MAHKEMESİ :Asliye Hukuk Mahkemesi

Davacı vekili tarafından, davalı aleyhine 20.10.2010 gününde verilen dilekçe ile TMK’nun 724. maddesince temliken tescil, birleştirilen davada ise davacı … tarafından 22.07.2010 günlü dilekçe ile davalı … aleyhine müdahalenin men’i istenmesi üzerine yapılan muhakeme sonunda; asıl davanın kabulüne, birleştirilen davanın reddine dair verilen 23.02.2012 günlü hükmün Yargıtayca, duruşmalı olarak incelenmesi davalı/birleştirilen dava davacısı … vekili tarafından istenilmekle, tayin olunan 16.10.2012 günü için yapılan tebligat üzerine temyiz eden davalı/davacı asil … vekili Av…. … ile karşı taraftan davacı/davalı … vekili Av…. geldi. Açık duruşmaya başlandı. Süresinde olduğu anlaşılan temyiz dilekçesinin kabulüne karar verildikten sonra gelen tarafların sözlü açıklamaları dinlendi. Duruşmanın bittiği bildirildi. İş karara bırakıldı. Bilahare dosya ve içerisindeki bütün kağıtlar incelenerek gereği düşünüldü:
K A R A R
Asıl davada davacı …, dava konusu 823 parselde TMK’nun 724. maddesi gereğince temliken tescil; birleştirilen davada ise 823 parsel sayılı taşınmazın maliki davacı … müdahalenin men’i isteminde bulunmuştur.
Mahkemece; asıl davanın kabulü ile 823 sayılı parselin fen bilirkişi raporunda belirtilen sınırlar itibariyle ifrazı ile son parsel numarası verilerek davacı … adına tesciline, birleştirilen davanın reddine karar verilmiştir.
Hükmü, davalı/birleştirilen dava davacısı … vekili temyiz etmiştir.
TMK’nun 724. maddesi gereğince temliken tescil isteme hakkı iyiniyetle bina yapan kişi veya onun külli haleflerine tanınan bir haktır.
Dosya içersindeki bilgi ve belgelerden, asıl davanın davacısı …’a 1997 yılında 3367 sayılı Yasa gereği Yeşilova Köyünde “…evi ve arsası bulunmayan ihtiyaç sahibi” olmasından dolayı dava dışı 107 ada 4 sayılı parselin satışının yapıldığı anlaşılmaktadır.
Ayrıca, … Cumhuriyet Savcılığının 2009/7463 Hazırlık numaralı dosyasında mala zarar vermek suçu nedeniyle yapılan soruşturmada dava konusu yerle ilgili olarak …’un 18.12.2009 tarihinde verdiği ifadede özetle “…Bu yerlerin bana ait olduğuna dair mülkiyet iddiam yoktur.
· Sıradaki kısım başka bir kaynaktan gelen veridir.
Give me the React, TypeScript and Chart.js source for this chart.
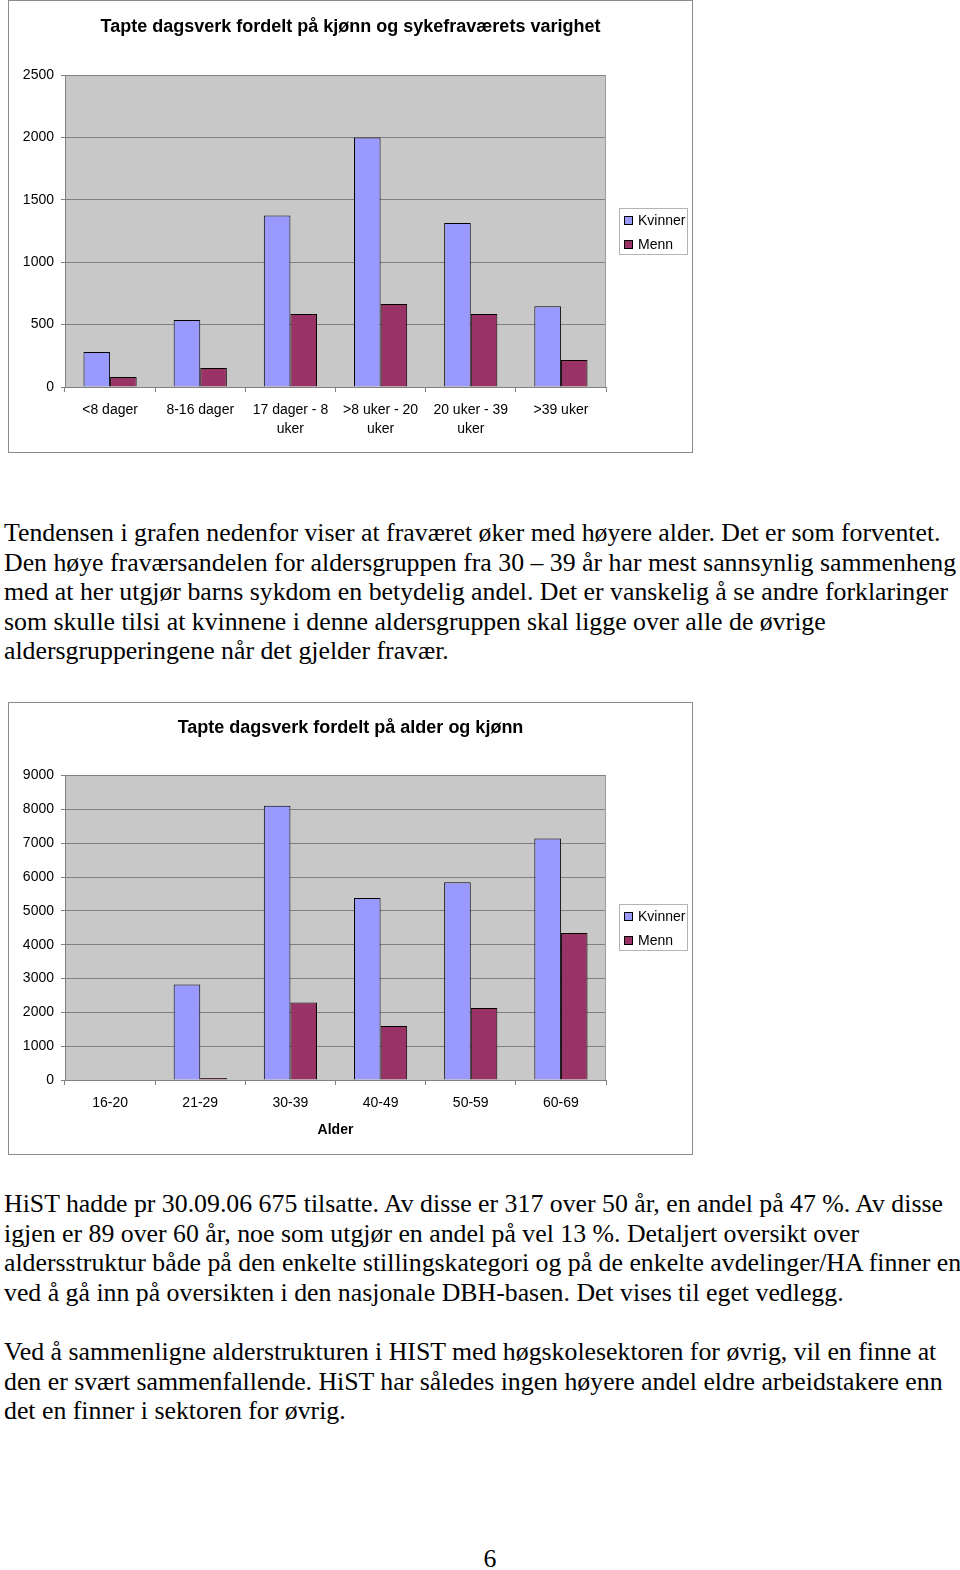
import React, { useEffect, useRef } from "react";
import { Chart, registerables } from "chart.js";

Chart.register(...registerables);

// ---------- Data: chart 1 ----------
const durationTitle = "Tapte dagsverk fordelt på kjønn og sykefraværets varighet";
const durationCategories: string[][] = [
  ["<8 dager"],
  ["8-16 dager"],
  ["17 dager - 8", "uker"],
  [">8 uker - 20", "uker"],
  ["20 uker - 39", "uker"],
  [">39 uker"],
];
const durationKvinner = [280, 536, 1375, 2000, 1314, 648];
const durationMenn = [80, 152, 584, 666, 584, 216];
const durationMax = 2500;
const durationStep = 500;

// ---------- Data: chart 2 ----------
const ageTitle = "Tapte dagsverk fordelt på alder og kjønn";
const ageCategories = ["16-20", "21-29", "30-39", "40-49", "50-59", "60-69"];
const ageKvinner = [0, 2823, 8105, 5380, 5843, 7141];
const ageMenn = [0, 60, 2292, 1593, 2125, 4348];
const ageMax = 9000;
const ageStep = 1000;
const ageAxisTitle = "Alder";

const seriesNames = ["Kvinner", "Menn"];
const seriesColors = ["#9999FF", "#993366"];

// ---------- Text ----------
const paragraph1 = [
  "Tendensen i grafen nedenfor viser at fraværet øker med høyere alder. Det er som forventet.",
  "Den høye fraværsandelen for aldersgruppen fra 30 – 39 år har mest sannsynlig sammenheng",
  "med at her utgjør barns sykdom en betydelig andel. Det er vanskelig å se andre forklaringer",
  "som skulle tilsi at kvinnene i denne aldersgruppen skal ligge over alle de øvrige",
  "aldersgrupperingene når det gjelder fravær.",
];
const paragraph2 = [
  "HiST hadde pr 30.09.06 675 tilsatte. Av disse er 317 over 50 år, en andel på 47 %. Av disse",
  "igjen er 89 over 60 år, noe som utgjør en andel på vel 13 %. Detaljert oversikt over",
  "aldersstruktur både på den enkelte stillingskategori og på de enkelte avdelinger/HA finner en",
  "ved å gå inn på oversikten i den nasjonale DBH-basen. Det vises til eget vedlegg.",
];
const paragraph3 = [
  "Ved å sammenligne alderstrukturen i HIST med høgskolesektoren for øvrig, vil en finne at",
  "den er svært sammenfallende. HiST har således ingen høyere andel eldre arbeidstakere enn",
  "det en finner i sektoren for øvrig.",
];
const pageNumber = "6";

const SANS = '"Liberation Sans", Arial, sans-serif';
const SERIF = '"Liberation Serif", "Times New Roman", serif';

const plotBgPlugin = {
  id: "plotBg",
  beforeDraw(chart: any) {
    const { ctx, chartArea } = chart;
    ctx.save();
    ctx.fillStyle = "#C8C8C8";
    ctx.fillRect(chartArea.left, chartArea.top, chartArea.right - chartArea.left, chartArea.bottom - chartArea.top);
    ctx.restore();
  },
  afterDraw(chart: any) {
    const { ctx, chartArea } = chart;
    ctx.save();
    ctx.strokeStyle = "#9a9a9a";
    ctx.lineWidth = 1;
    ctx.beginPath();
    ctx.moveTo(Math.round(chartArea.right) - 0.5, chartArea.top);
    ctx.lineTo(Math.round(chartArea.right) - 0.5, chartArea.bottom);
    ctx.stroke();
    ctx.restore();
  },
};

const pageTitlePlugin = {
  id: "pageTitle",
  afterDraw(chart: any, _args: any, opts: any) {
    const { ctx } = chart;
    ctx.save();
    ctx.fillStyle = "#000";
    ctx.font = `bold 18px ${SANS}`;
    ctx.textAlign = "center";
    ctx.textBaseline = "middle";
    ctx.fillText(opts.text, chart.width / 2, opts.y);
    ctx.restore();
  },
};

const boxLegendPlugin = {
  id: "boxLegend",
  afterDraw(chart: any) {
    const { ctx, chartArea } = chart;
    const w = 69;
    const h = 47;
    const x = Math.round(chartArea.right + 13);
    const y = Math.round((chartArea.top + chartArea.bottom) / 2 - h / 2);
    ctx.save();
    ctx.fillStyle = "#ffffff";
    ctx.fillRect(x, y, w, h);
    ctx.strokeStyle = "#b4b4b4";
    ctx.lineWidth = 1;
    ctx.strokeRect(x + 0.5, y + 0.5, w - 1, h - 1);
    chart.data.datasets.forEach((ds: any, i: number) => {
      const cy = Math.round(y + h / 2 + (i - 0.5) * 24);
      ctx.fillStyle = ds.backgroundColor;
      ctx.fillRect(x + 5, cy - 4, 9, 9);
      ctx.strokeStyle = "#000";
      ctx.strokeRect(x + 5.5, cy - 3.5, 8, 8);
      ctx.fillStyle = "#000";
      ctx.font = `14px ${SANS}`;
      ctx.textBaseline = "middle";
      ctx.textAlign = "left";
      ctx.fillText(ds.label, x + 19, cy + 1);
    });
    ctx.restore();
  },
};

type BarChartProps = {
  title: string;
  titleY: number;
  labels: any[];
  kvinner: number[];
  menn: number[];
  max: number;
  step: number;
  axisTitle?: string;
  plotTop: number;
  xHeight: number;
};

function BarChart(props: BarChartProps) {
  const ref = useRef<HTMLCanvasElement | null>(null);
  useEffect(() => {
    if (!ref.current) return;
    const chart = new Chart(ref.current, {
      type: "bar",
      data: {
        labels: props.labels,
        datasets: [
          {
            label: seriesNames[0],
            data: props.kvinner,
            backgroundColor: seriesColors[0],
            borderColor: "#000",
            borderWidth: 1,
            categoryPercentage: 0.59,
            barPercentage: 1,
          },
          {
            label: seriesNames[1],
            data: props.menn,
            backgroundColor: seriesColors[1],
            borderColor: "#000",
            borderWidth: 1,
            categoryPercentage: 0.59,
            barPercentage: 1,
          },
        ],
      },
      options: {
        responsive: false,
        animation: false,
        devicePixelRatio: 1,
        layout: { padding: { left: 0, right: 86, top: props.plotTop, bottom: 0 } },
        plugins: {
          legend: { display: false },
          tooltip: { enabled: false },
          title: { display: false },
          pageTitle: { text: props.title, y: props.titleY },
        },
        scales: {
          x: {
            offset: true,
            grid: {
              offset: true,
              drawOnChartArea: false,
              drawTicks: true,
              tickLength: 5,
              color: "#808080",
            },
            border: { display: true, color: "#808080", width: 1 },
            ticks: {
              color: "#000",
              font: { family: SANS, size: 14, lineHeight: 1.36 },
              padding: 9,
              maxRotation: 0,
              autoSkip: false,
            },
            title: props.axisTitle
              ? {
                  display: true,
                  text: props.axisTitle,
                  color: "#000",
                  font: { family: SANS, size: 14, weight: "bold" },
                  padding: { top: 0, bottom: 15.6 },
                }
              : { display: false },
            afterFit: (scale: any) => {
              scale.height = props.xHeight;
            },
          },
          y: {
            min: 0,
            max: props.max,
            ticks: {
              stepSize: props.step,
              color: "#000",
              font: { family: SANS, size: 14 },
              padding: 7,
              callback: (v: any) => String(v),
            },
            grid: {
              color: "#808080",
              drawTicks: true,
              tickLength: 4,
            },
            border: { display: true, color: "#808080", width: 1 },
            afterFit: (scale: any) => {
              scale.width = 56;
            },
          },
        },
      },
      plugins: [plotBgPlugin, boxLegendPlugin, pageTitlePlugin],
    } as any);
    return () => chart.destroy();
  }, []);
  return <canvas ref={ref} width={683} height={451} style={{ display: "block", width: 683, height: 451 }} />;
}

function TextLines({ lines, top }: { lines: string[]; top: number }) {
  return (
    <>
      {lines.map((t, i) => (
        <div
          key={i}
          style={{
            position: "absolute",
            left: 4,
            top: top + i * 29.6 - 15,
            height: 30,
            lineHeight: "30px",
            fontFamily: SERIF,
            fontSize: 25.8,
            whiteSpace: "nowrap",
            color: "#000",
          }}
        >
          {t}
        </div>
      ))}
    </>
  );
}

export default function App() {
  const frame: React.CSSProperties = {
    position: "absolute",
    left: 8,
    width: 683,
    height: 451,
    border: "1px solid #8c8c8c",
    background: "#fff",
  };
  return (
    <div style={{ position: "absolute", left: 0, top: 0, width: 960, height: 1570, background: "#fff", overflow: "hidden" }}>
      <div style={{ ...frame, top: 0 }}>
        <BarChart
          title={durationTitle}
          titleY={26.5}
          labels={durationCategories}
          kvinner={durationKvinner}
          menn={durationMenn}
          max={durationMax}
          step={durationStep}
          plotTop={74}
          xHeight={65}
        />
      </div>
      <TextLines lines={paragraph1} top={533} />
      <div style={{ ...frame, top: 702 }}>
        <BarChart
          title={ageTitle}
          titleY={25.5}
          labels={ageCategories}
          kvinner={ageKvinner}
          menn={ageMenn}
          max={ageMax}
          step={ageStep}
          axisTitle={ageAxisTitle}
          plotTop={72.5}
          xHeight={74}
        />
      </div>
      <TextLines lines={paragraph2} top={1204} />
      <TextLines lines={paragraph3} top={1352} />
      <div
        style={{
          position: "absolute",
          left: 0,
          width: 980,
          top: 1544,
          lineHeight: "30px",
          textAlign: "center",
          fontFamily: SERIF,
          fontSize: 25.8,
        }}
      >
        {pageNumber}
      </div>
    </div>
  );
}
Ancak bu yerleri amcam …’in kendi rızası ile bu zamana kadar kullandım. Amcam yaptırdığı evin tapusunu da bana verecekti….” şeklinde beyanda bulunduğu görülmektedir. Cumhuriyet Savcısı huzurunda alınan ifade tutanağına geçen davalı …’in imzalı bu beyanı mahkeme dışı ikrar olup, davalı/davacı … yararına kesin delil teşkil eder.
Açıklanan bu nedenlerle, şartları oluşmayan temliken tescil davasının reddi ile birleştirilen müdahalenin men’i davasının kabulüne karar verilmesi gerekirken, davacı/davalı … iyiniyetli yapı maliki (binayı bizzat yapan kişi) olarak kabul edilerek yazılı şekilde hüküm tesisi doğru olmadığından kararın bozulması gerekmiştir.
Kabule göre de; davacı/davalının temliken tescil talebinde bulunduğu taşınmaz içerisindeki bina vasfındaki yapının zorunlu kullanım alanının tesciline karar vermek gerekirken, bina vasfında olmayan depo, saya gibi yapılar da nazara alınmak suretiyle zorunlu kullanım alanı dışındaki daha geniş bir alanın tesciline karar verilmesi de yerinde değildir.
SONUÇ: Yukarıda açıklanan nedenlerle davalı-davacı … vekilinin temyiz itirazlarının kabulü ile hükmün BOZULMASINA, 900,00 TL Yargıtay duruşma vekalet ücretinin davacı/davalı …’dan alınarak, davalı/davacı …’a verilmesine, peşin yatırılan harcın istek halinde yatırana iadesine, 16.10.2012 gününde oybirliği ile karar verildi.